Monday, December 27, 2010

Maybe

..I'm doing this wrong? Why don't you all just tell me what will make you happy so I can just do it rather then trip over my own feet while attempting to. I act one way, you get upset. I act the other way, you still get upset. I don't get it. Just make up your mind already. I mean, I could just do the completely distant thing and hold people at arms length. Nobody seems to like that much though, but of course if I'm all friendly and overly perky it's only acceptable if it's towards "you" and "you" alone. What? I'm not allowed to be friends with multiple people? I'm not allowed to give over the net hugs and share kind words and maybe give someone a bit of attention without someone else freaking out and jumping to assumptions or jealous thoughts? Newsflash people o__o I don't belong to any of you... And if a complete outsider to the situation is looking at things without me telling them anything and saying they think I'm being treated like an object x.x then I must say... Something is wrong.. I guess.. I don't much mind to much of being treated that way o__o but didn't your parents ever teach you to share? A person can have more then one friend you know.. Oh and they can even be of the opposite gender and guess what.. that doesn't mean there's something all secret-like going on. Hey, they can even like or adore the person and something still might not be going on. Assumptions are bad for everyone's health and relationships involved.
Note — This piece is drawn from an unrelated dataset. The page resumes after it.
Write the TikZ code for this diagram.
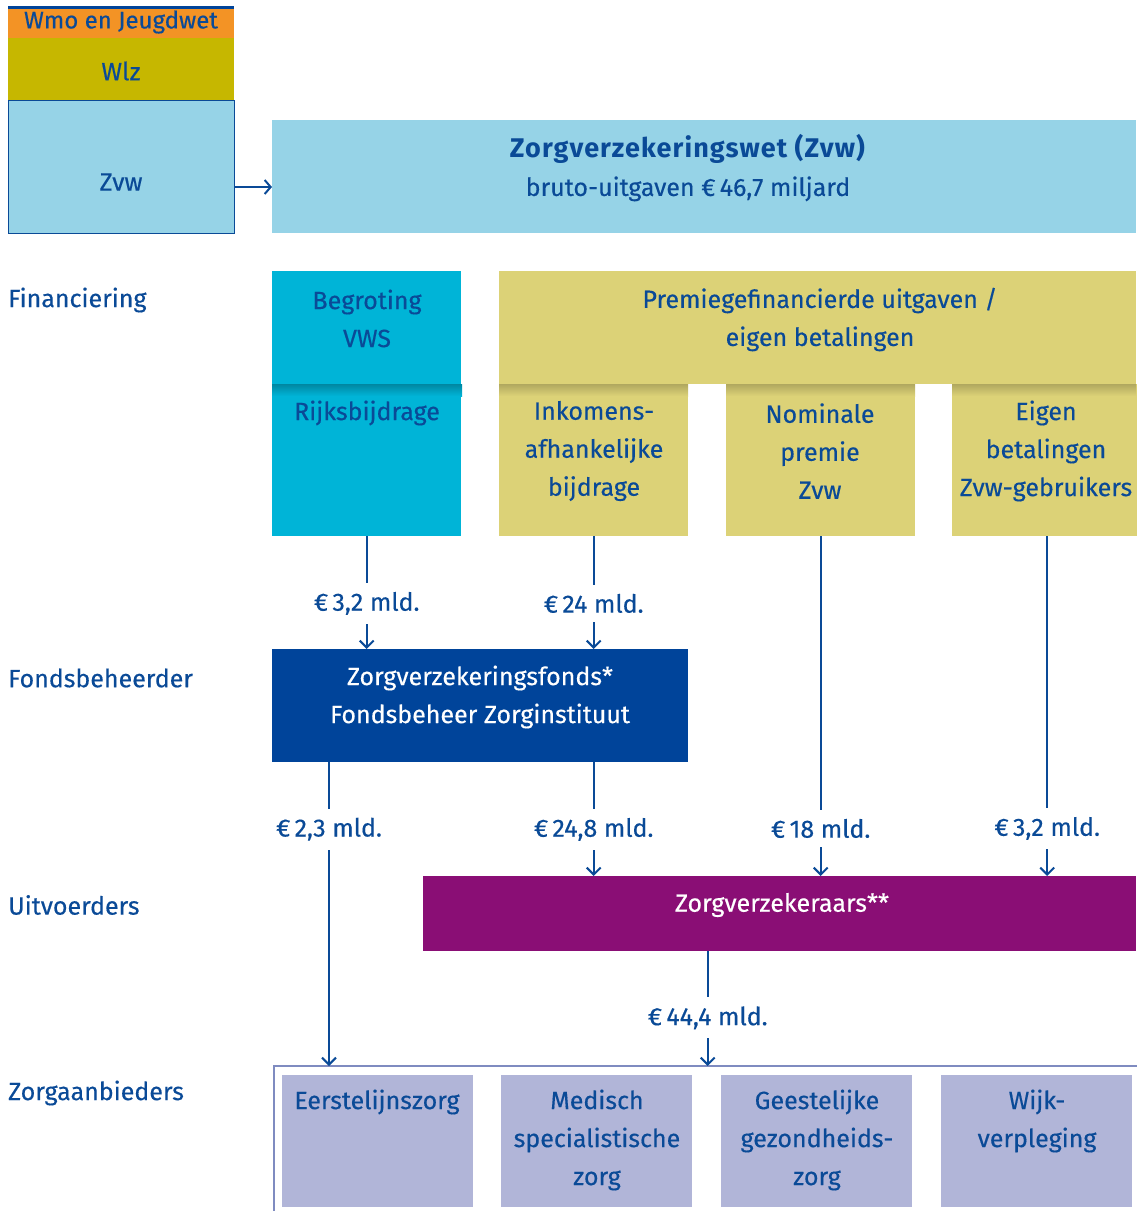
\documentclass[tikz,border=0pt]{standalone}
\usepackage{fontspec}
\setmainfont{Fira Sans}[UprightFeatures={FakeBold=0.35}]
\usetikzlibrary{arrows.meta}
\definecolor{txt}{HTML}{0A4A97}
\definecolor{zvwblue}{HTML}{96D3E7}
\definecolor{cyanbox}{HTML}{00B4D7}
\definecolor{khaki}{HTML}{DCD277}
\definecolor{navybox}{HTML}{00449A}
\definecolor{purplebox}{HTML}{8A0E75}
\definecolor{lav}{HTML}{B1B5D8}
\definecolor{framecol}{HTML}{7F8BC0}
\definecolor{orangebox}{HTML}{F39325}
\definecolor{olivebox}{HTML}{C6B700}
\begin{document}
\begin{tikzpicture}[x=1pt,y=-1pt,
  box/.style={draw=none,inner sep=0,anchor=north west},
  tx/.style={text=txt,font=\fontsize{25}{38}\selectfont,align=center,inner sep=0},
  wtx/.style={tx,text=white},
  rowlbl/.style={tx,anchor=west},
  flow/.style={draw=txt,line width=2pt,-{Straight Barb[length=7pt,width=14pt,line width=2pt]}},
  lbl/.style={tx,fill=white,inner xsep=3pt,inner ysep=9pt}
]
\useasboundingbox (0,0) rectangle (1136,1211);
% top-left legend
\node[box,fill=orangebox,minimum width=226,minimum height=32] (wmo) at (8,7) {};
\draw[navybox,line width=3pt] (wmo.north west) -- (wmo.north east);
\node[tx,font=\fontsize{24}{30}\selectfont] (wmot) at (121,22) {Wmo en Jeugdwet};
\node[box,fill=olivebox,minimum width=226,minimum height=62] (wlz) at (8,38) {};
\node[tx] (wlzt) at (121,71) {Wlz};
\node[box,fill=zvwblue,draw=txt,line width=0.8pt,minimum width=226,minimum height=133] (zvws) at (8,100) {};
\node[tx] (zvwst) at (121,182) {Zvw};
% big Zvw box
\node[box,fill=zvwblue,minimum width=864,minimum height=113] (big) at (272,120) {};
\node[tx] (bigt) at (688,168) {{\fontsize{27}{38}\selectfont\addfontfeatures{LetterSpace=4}\textbf{Zorgverzekeringswet (Zvw)}}\\bruto-uitgaven €\,46,7 miljard};
\draw[draw=txt,line width=2pt,-{Straight Barb[length=6pt,width=14pt,line width=2pt]}] (zvws.east |- 0,187) -- (big.west |- 0,187);
% row labels
\node[rowlbl] (r1) at (8,300) {Financiering};
\node[rowlbl] (r2) at (8,678) {Fondsbeheerder};
\node[rowlbl] (r3) at (8,905) {Uitvoerders};
\node[rowlbl] (r4) at (8,1093) {Zorgaanbieders};
% financing boxes
\node[box,fill=cyanbox,minimum width=189,minimum height=265] (begr) at (272,271) {};
\node[box,fill=khaki,minimum width=637,minimum height=113] (prem) at (499,271) {};
\node[box,fill=khaki,minimum width=189,minimum height=152] (ink) at (499,384) {};
\node[box,fill=khaki,minimum width=189,minimum height=152] (nom) at (726,384) {};
\node[box,fill=khaki,minimum width=190,minimum height=152] (eig) at (952,384) {};
% shadows
\shade[top color=cyanbox!75!black,bottom color=cyanbox] (272,384) rectangle (462,396);
\shade[top color=khaki!80!black,bottom color=khaki] (499,384) rectangle (688,396);
\shade[top color=khaki!80!black,bottom color=khaki] (726,384) rectangle (915,396);
\shade[top color=khaki!80!black,bottom color=khaki] (952,384) rectangle (1136,396);
\node[tx] (begrt) at (367,318.5) {Begroting\\VWS};
\node[tx] (rijkt) at (367,413) {Rijksbijdrage};
\node[tx] (premt) at (820,319.5) {Premiegefinancierde uitgaven /\\eigen betalingen};
\node[tx] (inkt) at (594,451) {Inkomens-\\afhankelijke\\bijdrage};
\node[tx] (nomt) at (820,451) {Nominale\\premie\\Zvw};
\node[tx] (eigt) at (1046,451) {Eigen\\betalingen\\Zvw-gebruikers};
% fonds
\node[box,fill=navybox,minimum width=416,minimum height=113] (fonds) at (272,649) {};
\node[wtx] (fondst) at (480,697) {Zorgverzekeringsfonds*\\Fondsbeheer Zorginstituut};
% zorgverzekeraars
\node[box,fill=purplebox,minimum width=713,minimum height=75] (zv) at (423,876) {};
\node[wtx] (zvt) at (782,905) {Zorgverzekeraars**};
% zorgaanbieders frame
\coordinate (ftl) at (274,1066);
\coordinate (fbl) at (274,1212);
\coordinate (ftr) at (1137,1066);
\draw[framecol,line width=2.5pt] (fbl) -- (ftl) -- (ftr);
\node[box,fill=lav,minimum width=191,minimum height=132] (eer) at (282,1075) {};
\node[box,fill=lav,minimum width=191,minimum height=132] (med) at (501,1075) {};
\node[box,fill=lav,minimum width=191,minimum height=132] (gee) at (721,1075) {};
\node[box,fill=lav,minimum width=191,minimum height=132] (wij) at (941,1075) {};
\node[tx] (eert) at (377,1102) {Eerstelijnszorg};
\node[tx] (medt) at (597,1140) {Medisch\\specialistische\\zorg};
\node[tx] (geet) at (817,1140) {Geestelijke\\gezondheids-\\zorg};
\node[tx] (wijt) at (1037,1121) {Wijk-\\verpleging};
% flows
\draw[flow] (begr.south) -- (begr.south |- fonds.north) node[lbl,pos=0.595] {€\,3,2 mld.};
\draw[flow] (ink.south) -- (ink.south |- fonds.north) node[lbl,pos=0.595] {€\,24 mld.};
\draw[flow] ([xshift=57]fonds.south west) -- ([xshift=57]fonds.south west |- ftl) node[lbl,pos=0.22] {€\,2,3 mld.};
\draw[flow] (ink.south |- fonds.south) -- (ink.south |- zv.north) node[lbl,pos=0.59] {€\,24,8 mld.};
\draw[flow] (nom.south) -- (nom.south |- zv.north) node[lbl,pos=0.86] {€\,18 mld.};
\draw[flow] (eig.south) -- (eig.south |- zv.north) node[lbl,pos=0.86] {€\,3,2 mld.};
\draw[flow] ([xshift=-72]zv.south) -- ([xshift=-72]zv.south |- ftl) node[lbl,pos=0.58] {€\,44,4 mld.};
\end{tikzpicture}
\end{document}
I love making people smile and happy and it might come as a surprise to the majority of you, but I actually do care about peoples feelings and just them in general. Sometimes though, I like to take care of myself and how I feel.. Let me worry about the guilt and self-loathing later. I can deal with that on my own, but really, just let me have my damn moment ze.e It would be much appreciated.. After that I'll go back to painting smiles on your faces and nursing your emotions with band-aids. Mmk?

Also.. If you want to know something or have something you think would be good to tell me or just plain have some thought about me you'd like to get off your chest or even if you don't want to o___o I'm a big girl and I can take it.. I can handle it you know.. It's not like I'm going to go all mental on you.. Sheesh.. If you haven't noticed by now I'm not exactly the type of person to hold a grudge or get mad.. Hell, I get over everything and can forgive anything.. However, I can't do anything about "you" if "you" don't tell me.

Sidenote: Not speaking about anyone in general.